The proportion of cross-border deals has remained relatively steady over the last 8 years, ranging between 22 percent and 24 percent. The average size of cross-border deals, however, has risen significantly over the last 3 years to US$149 million. This is its second highest level in 10 years, and compares to an average cross-sector deal value of between US$40 to US$60 million over the last 5 years.

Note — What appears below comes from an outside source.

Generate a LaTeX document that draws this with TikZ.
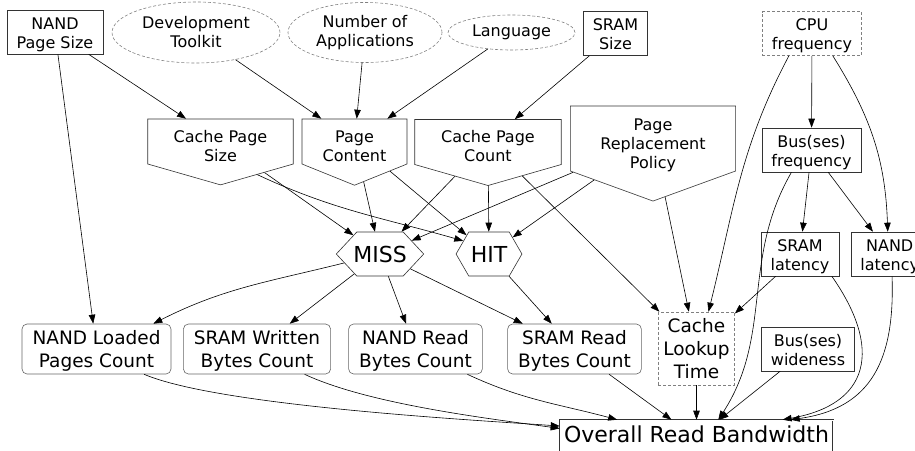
\documentclass[tikz,border=0pt]{standalone}
\usepackage{fontspec}
\setmainfont{DejaVu Sans}
\usetikzlibrary{shapes.geometric,shapes.symbols,arrows.meta}

\begin{document}
\begin{tikzpicture}
[x=1pt,y=1pt,
  boxDecorate/.style={shape=rectangle,draw=black!80,line width=0.6pt,align=center,font=\fontsize{16}{19}\selectfont,inner xsep=9.5pt,inner ysep=4pt,text height=34pt,text depth=2pt},%
  dashBoxDecorate/.style={boxDecorate,draw=black!50,dash pattern=on 3pt off 2pt},%
  ellipseDecorate/.style={shape=ellipse,draw=black!50,line width=0.6pt,dash pattern=on 3pt off 2pt,align=center,font=\fontsize{16}{19}\selectfont,inner sep=0pt},%
  pentDecorate/.style={shape=signal,signal to=south,draw=black!80,line width=0.6pt,align=center,font=\fontsize{16}{19}\selectfont,inner ysep=3pt,text height=39pt,text depth=-10pt},%
  hexDecorate/.style={shape=signal,signal to=east and west,draw=black!80,line width=0.6pt,font=\fontsize{22}{26}\selectfont,inner ysep=14pt,text height=16pt,text depth=0pt},%
  countDecorate/.style={shape=rectangle,rounded corners=5pt,draw=black!60,line width=0.6pt,align=center,font=\fontsize{18.5}{23}\selectfont,inner xsep=10.5pt,inner ysep=3pt,text height=40pt,text depth=4pt},%
  arrowDecorate/.style={-{Triangle[length=9pt,width=6.5pt]},line width=0.6pt}]
\useasboundingbox (0,0) rectangle (915,-450);
%% plain boxes
\foreach \nodename/\x/\y/\txt in {nandps/55/32/NAND\\Page Size, sramsize/615.5/33.5/SRAM\\Size,
  busfreq/811.5/150/Bus(ses)\\frequency, sramlat/800/254/SRAM\\latency,
  nandlat/889.7/254/NAND\\latency, busw/808/349/Bus(ses)\\wideness}
{
  \node (\nodename) at (\x,-\y) [boxDecorate] {\txt};
}
\node (cpu) at (812,-33.5) [dashBoxDecorate] {CPU\\frequency};
%% dashed ellipses
\foreach \nodename/\x/\y/\w/\h/\txt in {devt/196/32.5/168/61/Development\\Toolkit,
  numapp/365/32.5/154/60/Number of\\Applications, lang/511.5/32.5/127/35/Language}
{
  \node (\nodename) at (\x,-\y) [ellipseDecorate,minimum width=\w pt,minimum height=\h pt] {\txt};
}
%% cache parameters
\foreach \nodename/\x/\y/\xsep/\angle/\txt in {cps/220.5/141.5/26/148/Cache Page\\Size,
  pc/354.5/141.5/20.7/136/Page\\Content, cpc/488/142/26.5/148/Cache Page\\Count}
{
  \node (\nodename) at (\x,-\y) [pentDecorate,inner xsep=\xsep pt,signal pointer angle=\angle] {\txt};
}
\node (prp) at (653,-138.5) [pentDecorate,inner xsep=30pt,signal pointer angle=140,text height=59pt,text depth=-14pt] {Page\\Replacement\\Policy};
%% events
\node (miss) at (380,-254) [hexDecorate,inner xsep=-3.5pt,signal pointer angle=94] {MISS};
\node (hit) at (489,-254) [hexDecorate,inner xsep=2pt,signal pointer angle=120] {HIT};
%% counters
\foreach \nodename/\x/\y/\txt in {nlpc/96.5/349/NAND Loaded\\Pages Count, sramw/257/349/SRAM Written\\Bytes Count,
  nandr/415.5/349/NAND Read\\Bytes Count, sramr/574.5/349/SRAM Read\\Bytes Count}
{
  \node (\nodename) at (\x,-\y) [countDecorate] {\txt};
}
\node (clt) at (696.5,-348.5) [countDecorate,rounded corners=0pt,draw=black!50,dash pattern=on 3pt off 2pt,inner xsep=5pt,text height=63pt] {Cache\\Lookup\\Time};
\node (overall) at (696.5,-438) [shape=rectangle,draw=black!80,double,double distance=1pt,line width=0.6pt,font=\fontsize{22}{26}\selectfont,inner xsep=4pt,inner ysep=5pt,text height=17pt,text depth=9pt] {Overall Read Bandwidth};
%% straight connectors
\path
\foreach \startnode/\endnode in {nandps/cps, nandps/nlpc, devt/pc, numapp/pc, lang/pc, sramsize/cpc,
  cpu/busfreq, cps/miss, pc/miss, pc/hit, cpc/miss, cpc/hit, cpc/clt, prp/miss, prp/hit, prp/clt,
  miss/sramw, miss/nandr, miss/sramr, hit/sramr, busfreq/sramlat, busfreq/nandlat,
  sramlat/clt, busw/overall, clt/overall, sramr/overall}
{
  (\startnode) edge[arrowDecorate] (\endnode)
};
%% curved connectors
\path
\foreach \startnode/\endnode/\outangle/\inangle/\loose in {cpu.-136/clt.72/-118/76/1,
  cpu.-47/nandlat.95/-58/92/1, busfreq.-132/overall.40/-120/57/1,
  sramlat.-35/overall.12/-55/10/1.5, nandlat.-84/overall.11/-88/8/1.2,
  nlpc.-28/overall.175/-23/176/0.5, sramw.-28/overall.176/-25/172/0.7,
  nandr.-26/overall.167/-25/165/1, cps.-42/hit.153/-25/164/1, miss.-166/nlpc.24/-166/27/1}
{
  (\startnode) edge[arrowDecorate,out=\outangle,in=\inangle,looseness=\loose] (\endnode)
};
\end{tikzpicture}
\end{document}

Companies in Asia and Europe continue to be acquisitive. Supported by China’s “going out” policy of encouraging outbound investment, Chinese companies have helped to drive M&A in 2015 and 2016. However, increasing protectionist rhetoric in certain countries, the new Trump Administration, Brexit and upcoming elections in Europe are creating uncertainty. China National Chemical Corp.'s US$43 billion takeover of Switzerland's Syngenta AG has recently been approved by the Committee on Foreign Investment in the United States (CFIUS), and is awaiting European regulators' approval. Leading into 2017, Chinese outbound activity is facing increased oversight by Beijing, targeting deals considered “non-core” or “speculative”.

Globally, increased uncertainty around international trade policy may impact M&A in the near-term, however, the long-term outlook remains positive for increased cross-border activity.

Cross-sector deals

The percentage of cross-sector deals in terms of the total number of deals has been steadily rising from the low-30s in 2006 to 43 percent of all deals in 2015 and 2016. The value of cross-sector deals has wavered slightly, but has also seen an increase to 24 percent of total deal value in 2016, a 2 percent increase over 2015.

The average deal size of cross-sector deals is generally smaller, at around 50 percent of the average size of all deals and about one-third the size of the average cross-border deal. Most cross-sector deals are commonly seen as bolt-ons to new or existing capabilities.

China and the United States were the dominant players, with 16 of the top 25 cross-sector deals involving bidders from these countries. Cross-sector deals tended not to be cross border. Among the top 25, 16 deals were domestic. This is especially true for the dominant cross-sector countries: 5 out of 7 Chinese deals and 8 US deals were domestic.

In terms of acquisition targets, the United States leads the pack with 11 of the top 25 cross-sector deals by target, followed by China with 5 deals.